Indonesian Ratatouille with Tempeh Photo 1

Time

40 min

Serving

2 persons

Calories

401

Rating

4.00★ (1)

Author: Victoria Buriak
This dish is also known as sayur lodeh, which is a vegetable medley that includes tempeh as the main ingredient topped with coconut milk. This traditional dish can be modified with seasonal vegetables. Serve over rice.

Ingredients

  • canola oil: 1 Tbsp
  • shallots: 4 piece (minced)
  • whole habanero peppers: 4 piece (optional)
  • medium tomato: 1 piece (diced)
  • garlic: 2 clove (minced)
  • tempeh: 0.75 pack (8 ounce pack, diced)
  • medium red bell pepper: 1 piece (diced)
  • okra: 0.25 pound (sliced)
  • vegetable broth: 2 cups
  • eggplant, peeled and large: 1 piece (diced, optional)
  • coconut milk: 1 Tbsp
  • brown sugar: 1 tsp (optional)
  • salt and ground black pepper: (to taste)

Metric Conversion

Stages of cooking

Indonesian Ratatouille with Tempeh Photo 21
  1. Coat the bottom of a skillet with oil and place it over medium heat.

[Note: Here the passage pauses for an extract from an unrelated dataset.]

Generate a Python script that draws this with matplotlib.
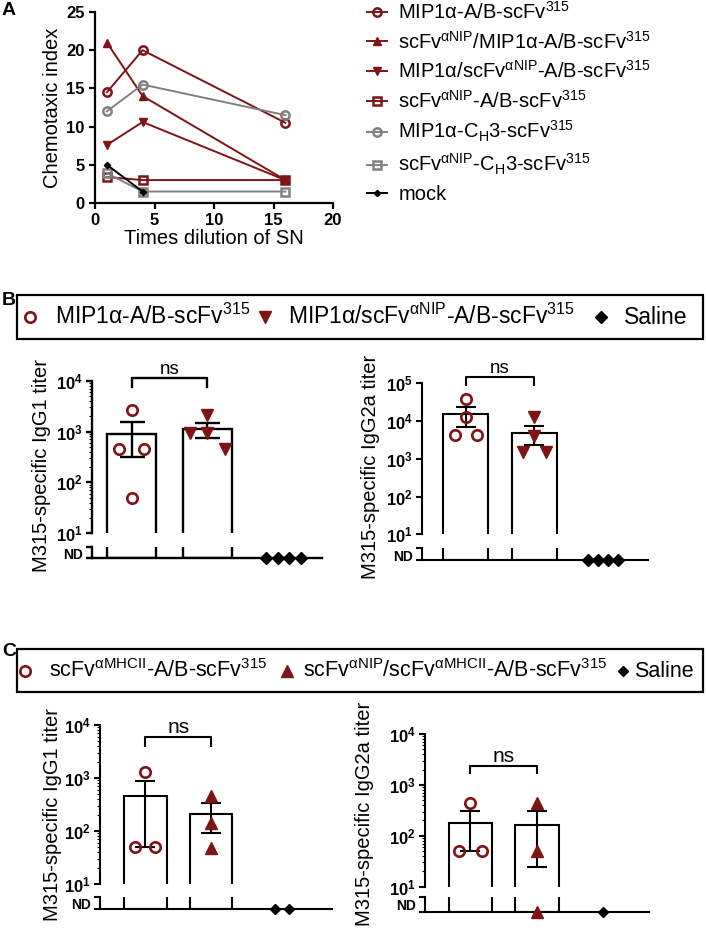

Combine shallots, peppers, tomato, and garlic in the skillet and stir until fragrant, about 3 minutes. Add tempeh, bell pepper, and okra; stir quickly to combine. Add broth and eggplant; bring to a low boil and cook for about 5 minutes. Reduce heat, cover, and simmer until all vegetables are tender, 5 to 7 minutes. Stir in coconut milk and brown sugar. Season with salt and pepper.